------ Supplied material ------
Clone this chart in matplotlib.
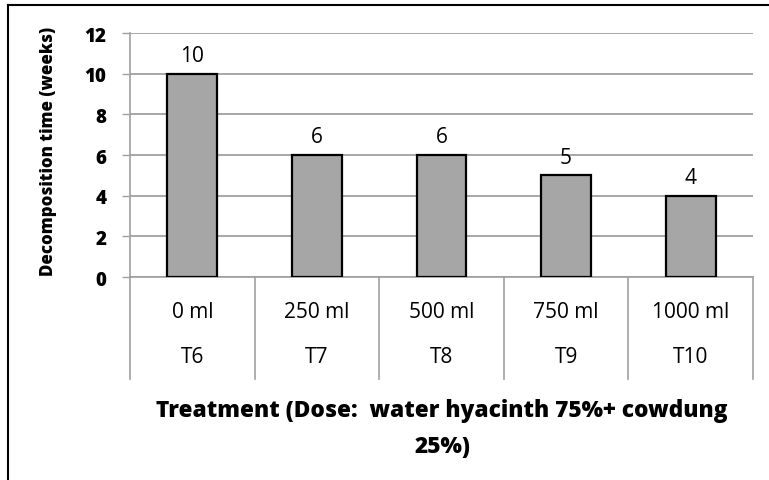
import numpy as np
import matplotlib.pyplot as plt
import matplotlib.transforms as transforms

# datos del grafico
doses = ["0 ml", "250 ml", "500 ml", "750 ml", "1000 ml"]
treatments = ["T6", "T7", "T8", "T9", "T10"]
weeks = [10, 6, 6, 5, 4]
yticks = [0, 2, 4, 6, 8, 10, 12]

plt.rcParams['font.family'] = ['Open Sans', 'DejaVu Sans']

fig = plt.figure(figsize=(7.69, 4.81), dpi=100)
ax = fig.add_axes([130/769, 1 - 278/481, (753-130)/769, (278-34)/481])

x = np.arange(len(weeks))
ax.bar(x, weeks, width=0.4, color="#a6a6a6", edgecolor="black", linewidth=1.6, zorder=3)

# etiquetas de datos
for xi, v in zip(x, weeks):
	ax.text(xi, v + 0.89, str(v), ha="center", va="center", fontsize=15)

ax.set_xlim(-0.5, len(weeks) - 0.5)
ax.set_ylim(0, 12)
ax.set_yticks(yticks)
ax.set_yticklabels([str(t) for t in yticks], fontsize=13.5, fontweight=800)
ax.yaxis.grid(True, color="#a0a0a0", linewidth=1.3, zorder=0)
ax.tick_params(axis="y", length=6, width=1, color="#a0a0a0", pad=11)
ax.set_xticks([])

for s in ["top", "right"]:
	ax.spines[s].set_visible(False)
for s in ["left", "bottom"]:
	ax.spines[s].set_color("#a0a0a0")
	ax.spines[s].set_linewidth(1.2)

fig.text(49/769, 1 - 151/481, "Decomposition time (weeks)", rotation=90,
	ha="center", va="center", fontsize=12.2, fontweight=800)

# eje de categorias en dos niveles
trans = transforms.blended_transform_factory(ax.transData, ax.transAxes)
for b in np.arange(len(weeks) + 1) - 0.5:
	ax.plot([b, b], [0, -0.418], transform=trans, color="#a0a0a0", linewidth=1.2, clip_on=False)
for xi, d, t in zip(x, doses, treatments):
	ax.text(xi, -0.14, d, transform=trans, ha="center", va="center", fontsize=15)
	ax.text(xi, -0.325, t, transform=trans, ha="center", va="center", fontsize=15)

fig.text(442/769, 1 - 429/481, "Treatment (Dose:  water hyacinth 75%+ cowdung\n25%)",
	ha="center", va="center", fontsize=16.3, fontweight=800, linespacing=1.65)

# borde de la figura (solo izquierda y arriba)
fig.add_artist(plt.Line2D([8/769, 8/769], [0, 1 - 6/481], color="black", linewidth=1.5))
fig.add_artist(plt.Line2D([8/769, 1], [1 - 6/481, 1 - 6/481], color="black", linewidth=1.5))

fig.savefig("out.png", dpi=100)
------
Problem description –
Reproduce the full listing faithfully, but do not carry over any pictures.

Problem solution –
Clone this chart in matplotlib.
import numpy as np
import matplotlib.pyplot as plt
import matplotlib.transforms as transforms

# datos del grafico
doses = ["0 ml", "250 ml", "500 ml", "750 ml", "1000 ml"]
treatments = ["T6", "T7", "T8", "T9", "T10"]
weeks = [10, 6, 6, 5, 4]
yticks = [0, 2, 4, 6, 8, 10, 12]

plt.rcParams['font.family'] = ['Open Sans', 'DejaVu Sans']

fig = plt.figure(figsize=(7.69, 4.81), dpi=100)
ax = fig.add_axes([130/769, 1 - 278/481, (753-130)/769, (278-34)/481])

x = np.arange(len(weeks))
ax.bar(x, weeks, width=0.4, color="#a6a6a6", edgecolor="black", linewidth=1.6, zorder=3)

# etiquetas de datos
for xi, v in zip(x, weeks):
	ax.text(xi, v + 0.89, str(v), ha="center", va="center", fontsize=15)

ax.set_xlim(-0.5, len(weeks) - 0.5)
ax.set_ylim(0, 12)
ax.set_yticks(yticks)
ax.set_yticklabels([str(t) for t in yticks], fontsize=13.5, fontweight=800)
ax.yaxis.grid(True, color="#a0a0a0", linewidth=1.3, zorder=0)
ax.tick_params(axis="y", length=6, width=1, color="#a0a0a0", pad=11)
ax.set_xticks([])

for s in ["top", "right"]:
	ax.spines[s].set_visible(False)
for s in ["left", "bottom"]:
	ax.spines[s].set_color("#a0a0a0")
	ax.spines[s].set_linewidth(1.2)

fig.text(49/769, 1 - 151/481, "Decomposition time (weeks)", rotation=90,
	ha="center", va="center", fontsize=12.2, fontweight=800)

# eje de categorias en dos niveles
trans = transforms.blended_transform_factory(ax.transData, ax.transAxes)
for b in np.arange(len(weeks) + 1) - 0.5:
	ax.plot([b, b], [0, -0.418], transform=trans, color="#a0a0a0", linewidth=1.2, clip_on=False)
for xi, d, t in zip(x, doses, treatments):
	ax.text(xi, -0.14, d, transform=trans, ha="center", va="center", fontsize=15)
	ax.text(xi, -0.325, t, transform=trans, ha="center", va="center", fontsize=15)

fig.text(442/769, 1 - 429/481, "Treatment (Dose:  water hyacinth 75%+ cowdung\n25%)",
	ha="center", va="center", fontsize=16.3, fontweight=800, linespacing=1.65)

# borde de la figura (solo izquierda y arriba)
fig.add_artist(plt.Line2D([8/769, 8/769], [0, 1 - 6/481], color="black", linewidth=1.5))
fig.add_artist(plt.Line2D([8/769, 1], [1 - 6/481, 1 - 6/481], color="black", linewidth=1.5))

fig.savefig("out.png", dpi=100)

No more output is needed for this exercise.